Hi guys,
I've took a look at the implementation of JDBCCacheLoader and here are some
thoughts on it.
There is an alternative way of persisting trees into the database. It has
certain advantages compared to the straight forward solution of each node
keeping a reference to its parent ( a.k.a. Adjacency List Model). The basic
idea is to traverse the tree in preorder and add some indexing info to each
node - you can find a nice and simple description of the model here:
http://www.sitepoint.com/print/hierarchical-data-database. This indexing
info will be further used for optimizing fetching and removing operations.
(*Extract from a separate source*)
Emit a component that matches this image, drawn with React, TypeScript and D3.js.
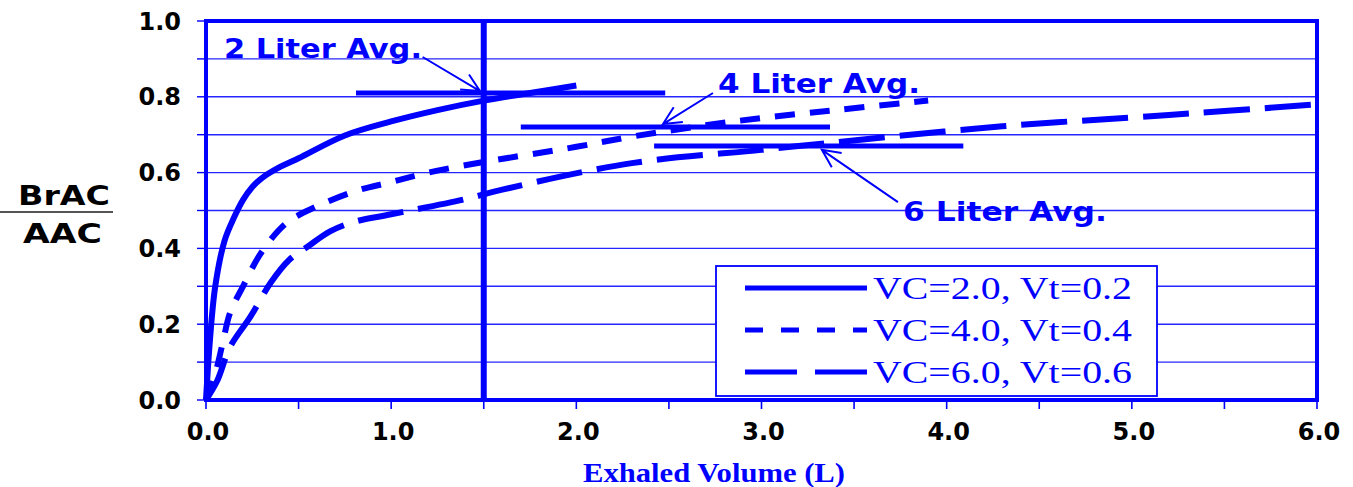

The big advantage is that all the recursive calls for the loadSubtree and
removeSubtree operations are nicely avoided. Drawback - insertions is
slightly more time consuming.
I've made a comparison between this approach and the existing implementation
and here are some figures. Methods that are affected are: remove(Fqn),
loadState(Fqn subtree, ..) and put(Fqn, value)
1) remove(Fqn). Current recursive implementation performs about pow(m,n)
database calls. M = the average # of children, n the depth of the subtree.
The new approach would reduce it to a fix value(3 calls - retrieve the node,
delete it together with all its children, update indexes)
2) loadState(Fqn subtree, ..) - similar to remove; pow(m,n) database calls,
2 queries for loading it.
3) put(Fqn, value) - here is the drawback. Normally a new update should be
performed in order to shift the indexes. An optimization can be performed
though. By indexing with a step of lets say 10, we'll be assured that the
next 9 insertion will not conflict, so the drawback would be an update for
each 9 insertions - not a big deal I would say.
If you guys find it usefully, really glad to go ahead with an implementation
and compare the performance figures...
Cheers,
Mircea